Understanding is a prerequisite to building trust.Using algorithmic techniques to understand the decisions of AI is called AI explainability. At Dialpad, we use explainability techniques to help our customers understand the output of the deep learning models they interact with through product features. We also use these techniques to improve our deep learning models.

In this blog post, we'll do a deep technical dive into how we built Dialpad's sentiment analysis model. If you're interested in the inner workings of AI, keep reading:

Explainability at Dialpad

Let's take the case of the sentiment analysis model that is used in the product and in which explainability plays an important role. The sentiment analysis feature picks out parts of a call transcript that exhibit any positive or negative feeling.

Positive sentiment identifies and highlights whenever a speaker says something to indicate that they are very happy or pleased with something.

An example: "We loved the demo, it was very informative."

Negative sentiment identifies and highlights whenever a speaker says something to indicate that they are very frustrated or annoyed with something.

An example: "This isn’t working and I’m getting really frustrated."

A common user complaint with regards to an older version of our sentiment analysis feature was that they didn’t understand why certain sentences were tagged as positive or negative sentiment.
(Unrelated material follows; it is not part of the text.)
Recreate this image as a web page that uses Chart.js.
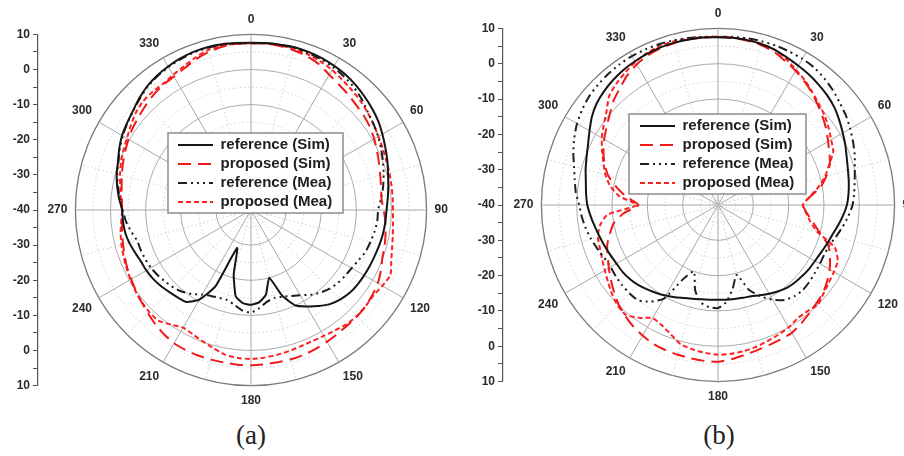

This was especially true in cases where the sentences were very long or where the sentiment expressed was less obvious. Additionally, some sentiment judgements are subjective value judgements. For instance, how sensitive should a sentiment analysis model be to swear words?
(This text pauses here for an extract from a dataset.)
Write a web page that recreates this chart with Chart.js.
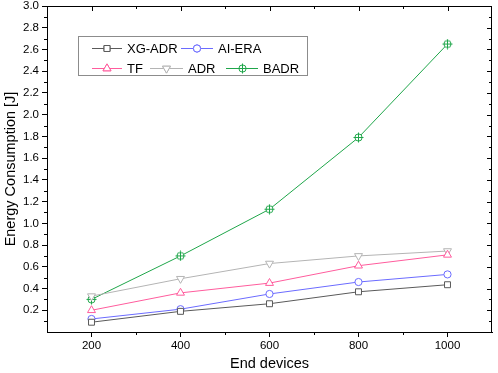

Some people frown upon the usage of any swear words at all in a business communications setting and view them as “negative” while others evaluate their appropriateness based on context or do not mind them at all. The “correctness” of the sentiment analysis in this case depends on the perspective of the user.

Sometimes though the model was just plain wrong. For instance, current day sentiment analysis models perform quite poorly on sarcasm, often marking as positive sentiment, because of the usage of “positive” words, something that is obviously (obvious to humans anyway) said in contempt.

Many of these grey areas exist in the task of sentiment detection. In order to build trust in the sentiment analysis feature, we needed to make the deep learning model that underlays it explainable.

How to interrogate an AI

When we prod

When we prod a deep learning model to explain itself, what intricacies of a model’s functioning are we hoping to uncover? We might want to know:

  • Which elements of the input data were most consequential to the decision made. For instance, in a deep learning model that aids a self-driving car in perception, we might want to know which parts of a camera image most commonly help the model distinguish between such similar looking objects as a street light pole and a traffic light pole.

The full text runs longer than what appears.